En France, les installations classées pour l’environnement sont régies par le code de l’environnement en plus des directives européennes. Elles doivent respecter l’ensemble des textes, normes, lois, règlements et bonnes pratiques décrites dans les rubriques de la nomenclature ICPE auxquelles elles sont soumises. Ces textes législatifs ou réglementaires sont en évolution constante au gré des évolutions technologiques mais surtout suite aux retours d’expériences des incidents industriels majeurs survenant en France ou dans le monde.
Le dernier incident majeur en date est celui de l’incendie de Rouen en 2019. Il a entrainé la mise à jour, le 24/09/2020, de la doctrine et de la réglementation en termes de stockage des combustibles en entrepôts couverts et des produits inflammables en contenants fusibles, mais aussi en améliorant la réflexion sur les produits de dégradation issus d’un sinistre et sur les moyens permettant de mesurer les impacts sur l’environnement à court terme.
Quid de l’avenir ?
En 2023, la France a été touchée par plusieurs incidents sur des stockages de batteries au lithium. Ces incidents ont entraîné des pollutions importantes des sols et des cours d’eau. En réponse à ces incidents, le gouvernement français a annoncé une série de mesures pour renforcer la réglementation des stockages de batteries au lithium. En parallèle, le gouvernement français a annoncé le renforcement du nombre d’inspecteurs DREAL. Cette mesure devrait permettre de renforcer le contrôle des ICPE et de prévenir les accidents.
Marie Curie disait « La réglementation est nécessaire pour protéger l’environnement et la santé des populations, mais elle doit être équilibrée pour ne pas entraver l’innovation et le développement économique ».
Il ne fait donc aucun doute que la réglementation sur les ICPE continuera d’évoluer afin de considérer les risques nouveaux, induits par les technologies nouvelles ou les incidents / accidents sur les technologies existantes.
Une démarche vertueuse
Cette démarche de progrès continu va clairement dans le sens de l’intérêt commun car elle vise à protéger contre l’apparition de risques.

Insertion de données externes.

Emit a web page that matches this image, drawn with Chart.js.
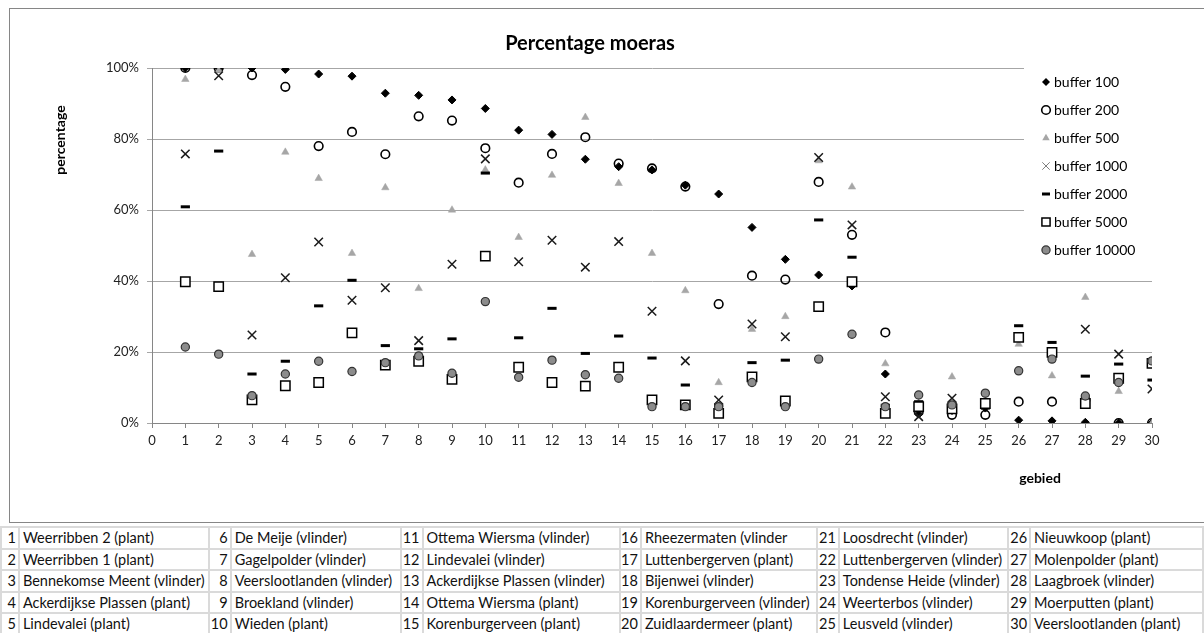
<!DOCTYPE html>
<html>
<head>
<meta charset="utf-8">
<title>Percentage moeras</title>
<script src="https://cdn.jsdelivr.net/npm/chart.js@4.4.1/dist/chart.umd.min.js"></script>
<style>
  html, body { margin: 0; padding: 0; background: #fff; overflow: hidden; }
  #chartBox { position: absolute; left: 0; top: 0; width: 1204px; height: 522px; }
  #frame { position: absolute; left: 9px; top: 8px; width: 1400px; height: 513px; border: 1px solid #868686; pointer-events: none; }
  #areas { position: absolute; left: 0; top: 526px; border-collapse: collapse; table-layout: fixed;
           font-family: Lato, "Open Sans", sans-serif; font-size: 14.5px; color: #111; }
  #areas td { border: 2px solid #dadada; height: 19.5px; padding: 0 3px; white-space: nowrap; overflow: hidden; line-height: 19.5px; }
  #areas td.nr { text-align: right; padding: 0 2px 0 0; }
</style>
</head>
<body>
<div id="chartBox"><canvas id="c" width="1204" height="522"></canvas></div>
<div id="frame"></div>
<table id="areas"></table>
<script>
// area numbers on the x axis
const gebiedNr = [1,2,3,4,5,6,7,8,9,10,11,12,13,14,15,16,17,18,19,20,21,22,23,24,25,26,27,28,29,30];

// share of marsh (%) around each area, per buffer radius (m)
const buffer100   = [100,100,100,99.6,98.3,97.7,92.9,92.3,91.0,88.6,82.5,81.3,74.3,72.2,71.3,67.0,64.5,55.1,46.1,41.7,38.6,13.8,2.5,3.5,4.2,0.8,0.6,0.2,0,0];
const buffer200   = [100,100,98.0,94.7,78.0,82.0,75.7,86.4,85.2,77.4,67.7,75.8,80.5,73.1,71.7,66.6,33.5,41.5,40.4,67.9,53.0,25.5,3.2,2.3,2.3,6.0,6.0,6.5,0,0];
const buffer500   = [96.8,99.3,47.5,76.3,68.9,47.8,66.3,37.9,60.0,71.3,52.3,69.8,86.1,67.5,47.8,37.3,11.4,26.4,30.0,73.9,66.5,16.7,5.5,13.0,5.0,22.2,13.3,35.4,8.9,0];
const buffer1000  = [75.8,97.8,24.8,40.9,51.0,34.6,38.1,23.2,44.7,74.4,45.4,51.5,43.9,51.1,31.5,17.5,6.5,27.9,24.3,74.8,55.8,7.4,1.8,7.0,5.0,24.1,19.5,26.4,19.4,9.6];
const buffer2000  = [60.9,76.6,13.8,17.4,33.0,40.2,21.8,20.9,23.7,70.4,24.0,32.3,19.6,24.5,18.3,10.7,5.0,17.0,17.7,57.2,46.7,5.0,6.0,5.5,5.6,27.4,22.7,13.2,16.6,12.1];
const buffer5000  = [39.8,38.4,6.5,10.5,11.4,25.4,16.3,17.4,12.3,47.0,15.7,11.4,10.4,15.7,6.5,5.1,2.7,13.0,6.2,32.8,39.8,2.7,4.6,4.0,5.5,24.1,19.9,5.5,12.6,16.8];
const buffer10000 = [21.4,19.4,7.7,13.8,17.4,14.5,17.0,18.9,14.0,34.2,12.9,17.7,13.6,12.6,4.6,4.6,4.6,11.4,4.6,18.0,25.0,4.6,7.9,5.1,8.4,14.7,18.0,7.6,11.4,17.5];

const seriesNames = ['buffer 100','buffer 200','buffer 500','buffer 1000','buffer 2000','buffer 5000','buffer 10000'];
const yTicks = [0, 20, 40, 60, 80, 100];

// area names listed under the chart
const areaNames = [
  'Weerribben 2 (plant)','Weerribben 1 (plant)','Bennekomse Meent (vlinder)','Ackerdijkse Plassen (plant)','Lindevalei (plant)',
  'De Meije (vlinder)','Gagelpolder (vlinder)','Veerslootlanden (vlinder)','Broekland (vlinder)','Wieden (plant)',
  'Ottema Wiersma (vlinder)','Lindevalei (vlinder)','Ackerdijkse Plassen (vlinder)','Ottema Wiersma (plant)','Korenburgerveen (plant)',
  'Rheezermaten (vlinder','Luttenbergerven (plant)','Bijenwei (vlinder)','Korenburgerveen (vlinder)','Zuidlaardermeer (plant)',
  'Loosdrecht (vlinder)','Luttenbergerven (vlinder)','Tondense Heide (vlinder)','Weerterbos (vlinder)','Leusveld (vlinder)',
  'Nieuwkoop (plant)','Molenpolder (plant)','Laagbroek (vlinder)','Moerputten (plant)','Veerslootlanden (plant)'
];

// ---- table of area names (6 columns x 5 rows) ----
(function buildTable() {
  const colW = [[23,190],[23,174],[23,208],[17,179],[23,171],[23,190]];
  const tbl = document.getElementById('areas');
  const cg = document.createElement('colgroup');
  colW.forEach(([a,b]) => {
    const c1 = document.createElement('col'); c1.style.width = a + 'px';
    const c2 = document.createElement('col'); c2.style.width = b + 'px';
    cg.appendChild(c1); cg.appendChild(c2);
  });
  tbl.appendChild(cg);
  for (let r = 0; r < 5; r++) {
    const tr = document.createElement('tr');
    for (let c = 0; c < 6; c++) {
      const i = c * 5 + r;
      const td1 = document.createElement('td'); td1.className = 'nr'; td1.textContent = gebiedNr[i];
      const td2 = document.createElement('td'); td2.textContent = areaNames[i];
      tr.appendChild(td1); tr.appendChild(td2);
    }
    tbl.appendChild(tr);
  }
})();

const FONT = 'Lato, "Open Sans", sans-serif';
const GRAY_TRI = '#a6a6a6';

const styles = [
  { pointStyle: 'rectRot',  radius: 4,   bg: '#000',    border: '#000',    bw: 1 },
  { pointStyle: 'circle',   radius: 4.3, bg: 'rgba(0,0,0,0)', border: '#000', bw: 1.6 },
  { pointStyle: 'triangle', radius: 4.3, bg: GRAY_TRI,  border: GRAY_TRI,  bw: 0.5 },
  { pointStyle: 'crossRot', radius: 6,   bg: '#1a1a1a', border: '#1a1a1a', bw: 1.5 },
  { pointStyle: 'line',     radius: 4.6, bg: '#000',    border: '#000',    bw: 3 },
  { pointStyle: 'rect',     radius: 6.6, bg: '#fff',    border: '#000',    bw: 1.5 },
  { pointStyle: 'circle',   radius: 4.1, bg: '#8c8c8c', border: '#333',    bw: 1.2 }
];
const values = [buffer100, buffer200, buffer500, buffer1000, buffer2000, buffer5000, buffer10000];

const datasets = values.map((vals, i) => ({
  label: seriesNames[i],
  data: vals.map((v, k) => ({ x: gebiedNr[k], y: v })),
  showLine: false,
  pointStyle: styles[i].pointStyle,
  pointRadius: styles[i].radius,
  pointHoverRadius: styles[i].radius,
  pointBackgroundColor: styles[i].bg,
  pointBorderColor: styles[i].border,
  pointBorderWidth: styles[i].bw,
  order: values.length - i   // later buffers drawn on top
}));

// small marker drawer for the legend
function drawMarker(ctx, s, x, y) {
  ctx.save();
  ctx.fillStyle = s.bg; ctx.strokeStyle = s.border; ctx.lineWidth = s.bw;
  const r = s.radius;
  ctx.beginPath();
  switch (s.pointStyle) {
    case 'rectRot':
      ctx.moveTo(x, y - r); ctx.lineTo(x + r, y); ctx.lineTo(x, y + r); ctx.lineTo(x - r, y); ctx.closePath();
      ctx.fill(); break;
    case 'circle':
      ctx.arc(x, y, r, 0, Math.PI * 2); ctx.fill(); ctx.stroke(); break;
    case 'triangle':
      ctx.moveTo(x, y - r); ctx.lineTo(x + r * 0.87, y + r * 0.5); ctx.lineTo(x - r * 0.87, y + r * 0.5); ctx.closePath();
      ctx.fill(); break;
    case 'crossRot': {
      const d = r * 0.62; ctx.strokeStyle = '#7f7f7f'; ctx.lineWidth = 1;
      ctx.moveTo(x - d, y - d); ctx.lineTo(x + d, y + d); ctx.moveTo(x + d, y - d); ctx.lineTo(x - d, y + d); ctx.stroke(); break;
    }
    case 'line':
      ctx.moveTo(x - r, y); ctx.lineTo(x + r, y); ctx.stroke(); break;
    case 'rect': {
      const h = r * 0.68; ctx.rect(x - h, y - h, 2 * h, 2 * h); ctx.fill(); ctx.stroke(); break;
    }
  }
  ctx.restore();
}

const decorations = {
  id: 'decorations',
  afterDraw(chart) {
    const ctx = chart.ctx;
    ctx.save();
    // title
    ctx.fillStyle = '#000';
    ctx.font = 'bold 20px ' + FONT;
    ctx.textAlign = 'center'; ctx.textBaseline = 'middle';
    ctx.fillText('Percentage moeras', 590, 44);
    // axis titles
    ctx.font = 'bold 14px ' + FONT;
    ctx.fillText('gebied', 1040, 478);
    ctx.translate(60, 140); ctx.rotate(-Math.PI / 2);
    ctx.fillText('percentage', 0, 0);
    ctx.restore();

    // legend panel inside the plot area
    ctx.save();
    ctx.fillStyle = '#fff';
    ctx.fillRect(1024, 66, 128, 196);
    ctx.font = '14px ' + FONT; ctx.fillStyle = '#000';
    ctx.textAlign = 'left'; ctx.textBaseline = 'middle';
    seriesNames.forEach((name, i) => {
      const y = 82 + i * 28;
      const s = Object.assign({}, styles[i]);
      if (s.pointStyle === 'rect') s.radius = 6;
      if (s.pointStyle === 'line') s.radius = 4;
      drawMarker(ctx, s, 1046, y);
      ctx.fillStyle = '#000';
      ctx.fillText(name, 1054, y);
    });
    ctx.restore();
  }
};

new Chart(document.getElementById('c'), {
  type: 'scatter',
  data: { datasets },
  options: {
    responsive: false,
    animation: false,
    events: [],
    layout: { padding: { top: 68, right: 52, left: 0, bottom: 0 } },
    plugins: { legend: { display: false }, tooltip: { enabled: false }, title: { display: false } },
    scales: {
      x: {
        type: 'linear', min: 0, max: 30,
        afterBuildTicks: s => { s.ticks = [0].concat(gebiedNr).map(v => ({ value: v })); },
        grid: { display: true, drawOnChartArea: false, drawTicks: true, tickLength: 5, color: '#868686' },
        border: { display: true, color: '#868686', width: 1 },
        ticks: { font: { family: FONT, size: 13 }, color: '#222', padding: 5, maxRotation: 0, autoSkip: false },
        afterFit: s => { s.height = 522 - 423; }
      },
      y: {
        type: 'linear', min: 0, max: 100,
        afterBuildTicks: s => { s.ticks = yTicks.map(v => ({ value: v })); },
        grid: { display: true, drawOnChartArea: true, drawTicks: true, tickLength: 5, color: '#a6a6a6' },
        border: { display: true, color: '#868686', width: 1 },
        ticks: { font: { family: FONT, size: 13 }, color: '#222', padding: 8, callback: v => v + '%' },
        afterFit: s => { s.width = 152; }
      }
    }
  },
  plugins: [decorations]
});
</script>
</body>
</html>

Toutefois, elle engendre également pour les exploitants un épaississement du millefeuille réglementaire, rendant leur travail mais également les relations avec les autorités de tutelles de plus en pénibles et complexes et créant de fait, un risque de non prise en compte d’un réglementation par omission. Le choc de simplification, tant promis depuis 2013, sera donc probablement la planche de salut du maintien de l’efficacité de la réglementation ICPE dans l’avenir.